To start, the Trump administration needs to stop claiming that it has tried everything it can think of to get Russia back into compliance with INF. The day before Halloween, Defense Secretary James Mattis said, “We are doing everything we can to try to find any option. And if any of you have any good ideas please send me an email. It seems like every nut in America has my email address, I’m sure you can find it and send it to me.”
But, in reality, the United States has done very little to appeal to Moscow. True, Russia is reportedly in violation of INF, having deployed a prohibited cruise missile. However, Russia claims that U.S. missile interceptor deployments in Romania and Poland also violate the treaty by providing a base for U.S. Tomahawk cruise missiles. There is a potential deal here, but it does not appear that the U.S. side has pursued it with Moscow.
And now the door to diplomacy may be closing. On Friday, Russian Foreign Minister Sergei Lavrov said that Moscow is ready to discuss INF issues, “but as we understand it, the U.S. decision is final. It will be announced officially soon, and a six-month countdown will begin, after which the decision to terminate the [INF Treaty] will become a reality.”

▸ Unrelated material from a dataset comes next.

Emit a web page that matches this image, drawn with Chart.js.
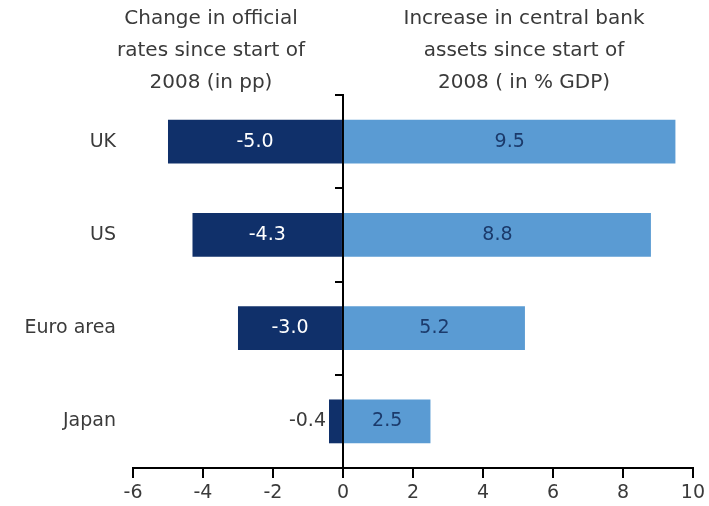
<!DOCTYPE html>
<html>
<head>
<meta charset="utf-8">
<script src="https://cdn.jsdelivr.net/npm/chart.js@4"></script>
<style>
  html, body { margin: 0; padding: 0; background: #fff; }
  #wrap { position: relative; width: 709px; height: 506px; }
</style>
</head>
<body>
<div id="wrap"><canvas id="cbChart" width="709" height="506"></canvas></div>
<script>
var countries = ['UK', 'US', 'Euro area', 'Japan'];
var rateChange = [-5.0, -4.3, -3.0, -0.4];
var assetIncrease = [9.5, 8.8, 5.2, 2.5];
var leftTitle = ['Change in official', 'rates since start of', '2008 (in pp)'];
var rightTitle = ['Increase in central bank', 'assets since start of', '2008 ( in % GDP)'];

var textFont = '"DejaVu Sans", Verdana, sans-serif';
var textColor = '#3a3a3a';

// value labels drawn on (or next to) each bar
var barLabels = {
  id: 'barLabels',
  afterDatasetsDraw: function (chart) {
    var ctx = chart.ctx;
    ctx.save();
    ctx.font = '19px ' + textFont;
    ctx.textBaseline = 'middle';
    chart.data.datasets.forEach(function (ds, di) {
      chart.getDatasetMeta(di).data.forEach(function (bar, i) {
        var txt = ds.data[i].toFixed(1);
        var w = ctx.measureText(txt).width;
        var left = Math.min(bar.x, bar.base);
        var right = Math.max(bar.x, bar.base);
        if (right - left < w + 6) {
          ctx.textAlign = 'right';
          ctx.fillStyle = textColor;
          ctx.fillText(txt, left - 3, bar.y);
        } else {
          ctx.textAlign = 'center';
          ctx.fillStyle = di === 0 ? '#ffffff' : '#1b3a6b';
          ctx.fillText(txt, (left + right) / 2, bar.y);
        }
      });
    });
    ctx.restore();
  }
};

// the two column headings above the chart
var headings = {
  id: 'headings',
  afterDraw: function (chart) {
    var ctx = chart.ctx;
    ctx.save();
    ctx.font = '20px ' + textFont;
    ctx.fillStyle = textColor;
    ctx.textAlign = 'center';
    ctx.textBaseline = 'middle';
    leftTitle.forEach(function (line, i) {
      ctx.fillText(line, 211, 19 + i * 32);
    });
    rightTitle.forEach(function (line, i) {
      ctx.fillText(line, 524, 19 + i * 32);
    });
    ctx.restore();
  }
};

var ctx = document.getElementById('cbChart').getContext('2d');
var chart = new Chart(ctx, {
  type: 'bar',
  data: {
    labels: countries,
    datasets: [{
      label: 'Change in official rates',
      data: rateChange,
      backgroundColor: '#10306a',
      barPercentage: 0.47,
      categoryPercentage: 1.0
    }, {
      label: 'Increase in central bank assets',
      data: assetIncrease,
      backgroundColor: '#5a9bd3',
      barPercentage: 0.47,
      categoryPercentage: 1.0
    }]
  },
  options: {
    indexAxis: 'y',
    responsive: false,
    animation: false,
    layout: {
      padding: { top: 95, right: 16, left: 0, bottom: 0 }
    },
    plugins: {
      legend: { display: false },
      tooltip: { enabled: false },
      title: { display: false }
    },
    scales: {
      x: {
        stacked: true,
        min: -6,
        max: 10,
        ticks: {
          stepSize: 2,
          color: textColor,
          padding: 4,
          maxRotation: 0,
          font: { family: textFont, size: 19 }
        },
        grid: {
          drawOnChartArea: false,
          drawTicks: true,
          tickLength: 10,
          color: '#000',
          lineWidth: 2
        },
        border: { display: true, color: '#000', width: 2 },
        afterFit: function (scale) { scale.height = 38; }
      },
      y: {
        stacked: true,
        ticks: {
          color: textColor,
          padding: 9,
          font: { family: textFont, size: 19 }
        },
        grid: { display: false },
        border: { display: false },
        afterFit: function (scale) { scale.width = 133; }
      },
      y0: {
        type: 'category',
        position: { x: 0 },
        offset: true,
        ticks: { display: false },
        grid: {
          offset: true,
          drawOnChartArea: false,
          drawTicks: true,
          tickLength: 7,
          color: '#000',
          lineWidth: 2
        },
        border: { display: true, color: '#000', width: 2 }
      }
    }
  },
  plugins: [barLabels, headings]
});
</script>
</body>
</html>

President Trump should hold Bolton at bay and delay any decision on INF until he talks to Putin in Paris or later this month in Buenos Aires. There, Trump should offer to start the conversation on nuclear weapons that he and Putin discussed months ago in Helsinki. At that meeting, Trump said nuclear weapons are “the greatest threat of our world today,” and that “we have to do something about nuclear, and so that was a matter that we discussed actually in great detail, and President Putin agrees with me.” President Putin said Russia wanted to “work together…on the disarmament agenda,” including INF, New START, U.S. anti-missile systems, and weapons in space.
After they meet, the two nations should open a broad conversation about INF that takes into account both side’s concerns. They should extend New START and go beyond that to deeper arms reductions. If they do, they will inevitably bump into the issue of missile defense. Moscow still resents the Bush administration’s unilateral withdrawal from the Anti-Ballistic Missile Treaty in 2002. It was that fateful and senseless act, also orchestrated by Bolton, that set Moscow on its current course to undermine INF.
Like President Reagan and Premier Gorbachev before them, Trump and Putin could use their next meetings to forge a new, transformative partnership on nuclear weapons. It is time to bring arms control back into the spotlight.